Proust en clair : Jacques Mougenot fait revivre Marcel Proust à la Huchette
Homme de théâtre et fin lettré, Jacques Mougenot met son subtil talent de conteur dans une présentation passionnante aussi sensible que touchante de Marcel Proust, permettant de découvrir, non sans humour, à quel point l’homme et l’œuvre ne faisaient qu’un.
Celui qui figure parmi les plus grands écrivains français, avec son style ô combien littéraire, dont les phrases aux parenthèses interminables sont restées légendaires, fait, avec sa « Recherche », disons les choses comme elles sont, parfois peur. Ceux qui l’ont lu en entier l’adorent, les autres (les plus nombreux) le regardent comme une pièce de musée fragile qu’il convient de regarder de loin, sans la toucher. Jacques Mougenot a décidé de s’attaquer à ce monstre sacré, il le fait de manière incroyablement pédagogique, drôle et attachante.
Son seul en scène commence à la façon d’un Alain Decaux raconte. Une bonne quinzaine de minutes pour nous dire, à travers des anecdotes savoureuses, qui était l’homme, sa maladie et sa vie (l’attachement maternel quasi pathologique, la nécessité de vivre le plus souvent alité, dans une chaleur aseptisée, ses sorties mondaines et nocturnes…). Pensez que le plus bel esprit de France, foudroyé par l’asthme dés son enfance, passa les quinze premières années de sa vie d’homme à ne rien faire d’autre qu’à courir le soir les plus grands salons aristocratiques pour observer, scruter, écouter et accessoirement, dépenser avec générosité les moyens que la fortune familiale lui avait apportés.

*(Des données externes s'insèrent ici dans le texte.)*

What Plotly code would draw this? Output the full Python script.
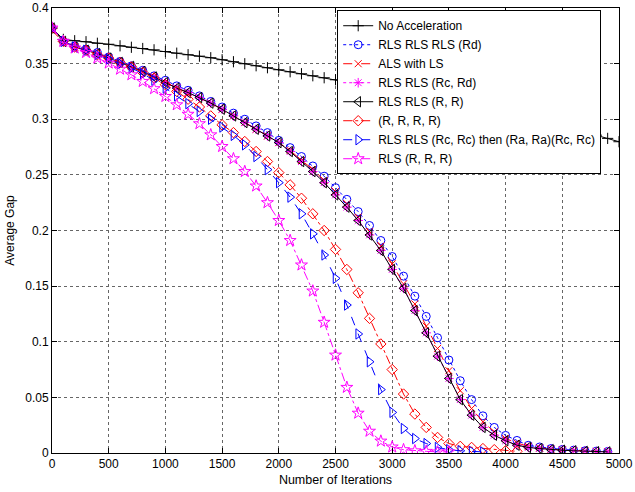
import plotly.graph_objects as go

iterations = list(range(0, 5001, 100))

no_accel = [0.382, 0.3718, 0.3706, 0.3697, 0.3683, 0.3674, 0.366, 0.3647, 0.3636, 0.3624,
            0.3609, 0.3594, 0.358, 0.3567, 0.3553, 0.3535, 0.3517, 0.3499, 0.3481, 0.3463,
            0.3445, 0.3427, 0.3409, 0.3391, 0.3373, 0.3355, 0.3337, 0.332, 0.3302, 0.3284,
            0.3266, 0.3247, 0.3228, 0.3208, 0.3188, 0.3168, 0.3147, 0.3126, 0.3104, 0.3082,
            0.3059, 0.3036, 0.3012, 0.2988, 0.2963, 0.2938, 0.2912, 0.2885, 0.2857, 0.2828,
            0.2798]

rls_rd = [0.382, 0.370, 0.366, 0.363, 0.360, 0.356, 0.352, 0.348, 0.344, 0.339,
          0.335, 0.330, 0.326, 0.321, 0.316, 0.311, 0.3055, 0.300, 0.294, 0.288,
          0.281, 0.2745, 0.2665, 0.258, 0.2488, 0.2385, 0.228, 0.217, 0.2045, 0.191,
          0.1766, 0.159, 0.141, 0.1228, 0.1036, 0.0836, 0.065, 0.048, 0.0334, 0.023,
          0.0158, 0.0113, 0.0069, 0.0054, 0.004, 0.0032, 0.0026, 0.002, 0.0017, 0.0014]

als_ls = [0.380, 0.369, 0.365, 0.362, 0.359, 0.355, 0.351, 0.3475, 0.343, 0.338,
          0.333, 0.328, 0.324, 0.3195, 0.3145, 0.309, 0.303, 0.297, 0.291, 0.285,
          0.279, 0.272, 0.263, 0.255, 0.245, 0.235, 0.224, 0.212, 0.199, 0.186,
          0.170, 0.152, 0.134, 0.114, 0.094, 0.074, 0.056, 0.040, 0.028, 0.019,
          0.013, 0.009, 0.006, 0.0045, 0.0035, 0.0028, 0.0022, 0.0018, 0.0015, 0.0012]

rls_rc_rd = [0.382, 0.370, 0.365, 0.362, 0.359, 0.355, 0.351, 0.3475, 0.343, 0.338,
             0.333, 0.328, 0.324, 0.3195, 0.3145, 0.309, 0.303, 0.297, 0.291, 0.285,
             0.279, 0.271, 0.262, 0.253, 0.243, 0.232, 0.221, 0.209, 0.196, 0.182,
             0.165, 0.148, 0.128, 0.108, 0.087, 0.067, 0.048, 0.034, 0.023, 0.016,
             0.011, 0.007, 0.005, 0.004, 0.003, 0.0025, 0.002, 0.0015, 0.0012, 0.001]

rls_r_r = [0.382, 0.370, 0.365, 0.362, 0.359, 0.355, 0.351, 0.3475, 0.343, 0.338,
           0.333, 0.328, 0.324, 0.3195, 0.3145, 0.309, 0.303, 0.297, 0.291, 0.285,
           0.279, 0.271, 0.262, 0.253, 0.243, 0.232, 0.221, 0.209, 0.196, 0.182,
           0.165, 0.148, 0.128, 0.108, 0.087, 0.067, 0.048, 0.034, 0.023, 0.016,
           0.011, 0.007, 0.005, 0.004, 0.003, 0.0025, 0.002, 0.0015, 0.0012, 0.001]

r4 = [0.382, 0.370, 0.365, 0.362, 0.358, 0.355, 0.351, 0.347, 0.342, 0.337,
      0.331, 0.325, 0.318, 0.311, 0.303, 0.295, 0.288, 0.280, 0.271, 0.262,
      0.252, 0.241, 0.229, 0.215, 0.200, 0.183, 0.165, 0.144, 0.121, 0.098,
      0.075, 0.053, 0.035, 0.023, 0.014, 0.0085, 0.006, 0.005, 0.004, 0.003,
      0.002, 0.0015]

rls_rc_rc = [0.382, 0.370, 0.365, 0.362, 0.358, 0.354, 0.350, 0.346, 0.341, 0.335,
             0.328, 0.321, 0.314, 0.307, 0.300, 0.293, 0.2855, 0.277, 0.2665, 0.2547,
             0.243, 0.230, 0.215, 0.197, 0.178, 0.157, 0.133, 0.107, 0.082, 0.057,
             0.0365, 0.022, 0.013, 0.0085, 0.005, 0.003, 0.002, 0.0015, 0.001]

rls_r3 = [0.382, 0.370, 0.364, 0.360, 0.355, 0.3505, 0.345, 0.340, 0.334, 0.3275,
          0.3205, 0.313, 0.3045, 0.296, 0.286, 0.2755, 0.2645, 0.253, 0.240, 0.225,
          0.209, 0.191, 0.169, 0.1456, 0.1175, 0.088, 0.059, 0.0358, 0.0196, 0.0107,
          0.0054, 0.003, 0.002, 0.0015, 0.001, 0.001]

names = ["No Acceleration", "RLS RLS RLS (Rd)", "ALS with LS", "RLS RLS (Rc, Rd)",
         "RLS RLS (R, R)", "(R, R, R, R)", "RLS RLS (Rc, Rc) then (Ra, Ra)(Rc, Rc)",
         "RLS (R, R, R)"]
series = [no_accel, rls_rd, als_ls, rls_rc_rd, rls_r_r, r4, rls_rc_rc, rls_r3]
colors = ["black", "blue", "red", "magenta", "black", "red", "blue", "magenta"]
dashes = ["solid", "dot", "dash", "dot", "solid", "dashdot", "dash", "dashdot"]
symbols = ["cross-thin-open", "circle-open", "x-thin-open", "asterisk-open",
           "triangle-left-open", "diamond-open", "triangle-right-open", "star-open"]
sizes = [8, 8, 7, 8, 9, 8, 9, 9]

fig = go.Figure()
for name, ys, c, d, s, sz in zip(names, series, colors, dashes, symbols, sizes):
    fig.add_trace(go.Scatter(
        x=iterations[:len(ys)], y=ys, name=name, mode="lines+markers",
        line=dict(color=c, width=1, dash=d),
        marker=dict(symbol=s, size=sz, color=c, line=dict(color=c, width=1)),
    ))

axis_common = dict(
    showline=True, linecolor="black", linewidth=1, mirror="ticks",
    ticks="inside", ticklen=5, tickcolor="black",
    showgrid=True, gridcolor="#666", griddash="dot", gridwidth=1,
    zeroline=False, tickfont=dict(size=12, color="black"), automargin=False,
    ticklabeloverflow="allow",
)

fig.update_layout(
    width=635, height=492,
    margin=dict(l=52, r=16, t=8, b=39),
    paper_bgcolor="white", plot_bgcolor="white",
    font=dict(family="Liberation Sans, Arial, sans-serif", size=12, color="black"),
    xaxis=dict(range=[0, 5000], dtick=500, tick0=0,
               title=dict(text="Number of Iterations", font=dict(size=12.5), standoff=4),
               **axis_common),
    yaxis=dict(range=[0, 0.4], dtick=0.05, tick0=0,
               title=dict(text="Average Gap", font=dict(size=12), standoff=8),
               **axis_common),
    legend=dict(x=0.503, y=0.995, xanchor="left", yanchor="top",
                bgcolor="white", bordercolor="black", borderwidth=1,
                font=dict(size=12), tracegroupgap=0, itemwidth=30),
    showlegend=True,
)

fig.write_html("out.html", config={"displayModeBar": False},
               post_script="document.body.style.margin='0';document.body.style.overflow='hidden';")
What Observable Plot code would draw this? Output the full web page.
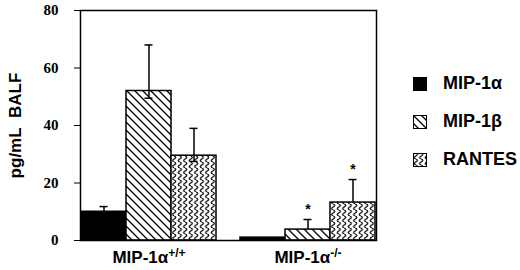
<!DOCTYPE html>
<html><head><meta charset="utf-8">
<script src="https://cdn.jsdelivr.net/npm/d3@7"></script>
<script src="https://cdn.jsdelivr.net/npm/@observablehq/plot@0.6"></script>
<style>
body{margin:0;background:#fff;}
#wrap{position:relative;width:520px;height:270px;overflow:hidden;}
.lg{position:absolute;left:413px;display:flex;align-items:center;font:bold 18px "Liberation Sans",Arial,sans-serif;color:#000;}
.lg svg{margin-right:16px;}
</style></head><body><div id="wrap"></div>
<script>
const groups = ["MIP-1α+/+", "MIP-1α-/-"];
const groupBase = ["MIP-1α", "MIP-1α"];
const groupSup = ["+/+", "-/-"];
const series = ["MIP-1α", "MIP-1β", "RANTES"];
const wtMean = [10, 52, 29.5];
const koMean = [1, 3.8, 13.2];
const wtUpper = [11.8, 68, 39];
const koUpper = [null, 7.3, 21.2];
const wtLowerCap = [null, 49.5, 27.5];
const koLowerCap = [null, null, null];
const wtSignificant = [false, false, false];
const koSignificant = [false, true, true];
const yTicks = [0, 20, 40, 60, 80];
const fills = ["black", "url(#diag)", "url(#wave)"];

const means = [wtMean, koMean], uppers = [wtUpper, koUpper], lowers = [wtLowerCap, koLowerCap], sigs = [wtSignificant, koSignificant];
const data = [];
groups.forEach((g, gi) => series.forEach((s, si) => data.push({
  group: g, series: s, mean: means[gi][si], upper: uppers[gi][si], lower: lowers[gi][si], sig: sigs[gi][si]
})));
const errData = data.filter(d => d.upper != null);
const lowData = data.filter(d => d.lower != null);
const sigData = data.filter(d => d.sig);

const plot = Plot.plot({
  width: 520, height: 270,
  marginLeft: 68, marginRight: 131, marginTop: 10, marginBottom: 30,
  style: {background: "white", color: "black", fontFamily: "'Liberation Sans', Arial, sans-serif", overflow: "visible"},
  fx: {domain: groups, paddingInner: 0.1375, paddingOuter: 0.075, label: null, axis: "bottom", tickSize: 0, tickPadding: 10},
  x: {domain: series, padding: 0, axis: null},
  y: {domain: [0, 80], ticks: yTicks, tickSize: 6, tickPadding: 4, tickFormat: () => "", label: "pg/mL\u00a0\u00a0BALF", labelAnchor: "center", labelOffset: 72},
  color: {domain: series, range: fills},
  marks: [
    Plot.barY(data, {fx: "group", x: "series", y: "mean", fill: "series", stroke: "black", strokeWidth: 1.5}),
    Plot.ruleX(errData, {fx: "group", x: "series", y1: "mean", y2: "upper", stroke: "black", strokeWidth: 1.5}),
    Plot.tickY(errData, {fx: "group", x: "series", y: "upper", stroke: "black", strokeWidth: 1.5, insetLeft: 18.5, insetRight: 18.5}),
    Plot.tickY(lowData, {fx: "group", x: "series", y: "lower", stroke: "black", strokeWidth: 1.5, insetLeft: 18.5, insetRight: 18.5}),
    Plot.ruleX(lowData, {fx: "group", x: "series", y1: "lower", y2: "mean", stroke: "black", strokeWidth: 1.5}),
    Plot.text(sigData, {fx: "group", x: "series", y: "upper", text: () => "*", dy: -10, fontSize: 14, fontWeight: "bold"}),
    Plot.text(yTicks, {fx: () => groups[0], y: d => d, text: d => String(d), frameAnchor: "left", dx: -22, textAnchor: "end",
      fontFamily: "'Liberation Serif', 'Times New Roman', serif", fontSize: 15, fontWeight: "bold", fill: "black"}),
    Plot.frame({facet: "super", stroke: "black", strokeWidth: 1.5})
  ]
});

const svg = d3.select(plot);
svg.insert("defs", ":first-child").html(`
<pattern id="diag" patternUnits="userSpaceOnUse" width="8" height="8">
 <rect width="8" height="8" fill="white"/>
 <path d="M-2,-2 L10,10 M-2,6 L2,10 M6,-2 L10,2" stroke="black" stroke-width="1.3" fill="none"/>
</pattern>
<pattern id="wave" patternUnits="userSpaceOnUse" width="5.5" height="6">
 <rect width="5.5" height="6" fill="white"/>
 <path d="M2.75,0 C4.75,1 4.75,2 2.75,3 C0.75,4 0.75,5 2.75,6" stroke="black" stroke-width="1.3" fill="none"/>
</pattern>`);

function setFont(sel, family, size) {
  sel.style("font-family", family).style("font-size", size + "px").style("font-weight", "bold");
}
svg.selectAll("text").each(function() {
  const t = this.textContent.trim();
  const sel = d3.select(this);
  const gi = groups.indexOf(t);
  if (gi >= 0) {
    sel.text(null);
    setFont(sel, "'Liberation Sans', Arial, sans-serif", 17);
    sel.append("tspan").text(groupBase[gi]);
    sel.append("tspan").attr("dy", "-0.45em").style("font-size", "12px").text(groupSup[gi]);
  } else if (t.includes("BALF")) {
    const clean = t.replace(/[↑→↓←]/g, "").trim();
    sel.selectAll("tspan").remove();
    sel.text(clean);
    setFont(sel, "'Liberation Sans', Arial, sans-serif", 17);
  }
});

const wrap = document.getElementById("wrap");
wrap.append(plot);

const rowsY = [84, 122, 160];
series.forEach((s, i) => {
  const row = d3.select(wrap).append("div").attr("class", "lg").style("top", (rowsY[i] - 11) + "px");
  const sw = row.append("svg").attr("width", 14).attr("height", 14);
  sw.append("rect").attr("x", 0.5).attr("y", 0.5).attr("width", 13).attr("height", 13)
    .attr("fill", fills[i]).attr("stroke", "black").attr("stroke-width", 1);
  row.append("span").text(s);
});
</script>
</body></html>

Son don pour la mémorisation et l’étude des détails seront ses premiers atouts pour décrire une société huppée, insouciante et frivole, qu’il peindra avec tant de détails et de bonheur dans les tomes de « À la recherche du temps perdu », mêlant si subtilement sociologie, psychologie et philosophie, avec cet intérêt pour la notion du temps, celui qui s’écoule, nous échappe et que l’on s’échine à rattraper. Appelant à la rescousse Paul Morand,
Stefan Zweig, André Gide ou Jean Cocteau, Jacques Mougenot apporte des témoignages extérieurs précieux, avant de nous donner, ponctués par quelques notes de musique d’Hervé Devolder, trois extraits de l’œuvre, particulièrement éclairant. Grand acteur, c’est avec peu de gestes qu’il sait donner vie à cette prose magnifique, nous faisant passer, en un clin d’œil, de l’étonnement à l’émotion, laissant transparaitre dans son jeu une affectueuse et respectueuse admiration. C’est donc bien à un tour de force que se livre avec sobriété mais non sans brio, Jacques Mougenot. Son « Proust en clair » nous enchante au point de nous laisser sortir de son spectacle avec la furieuse envie de lire ou relire notre grand auteur national !
Philippe Escalier
En raison du succès, PROUST EN CLAIR reprendra du 12 avril au 25 mai.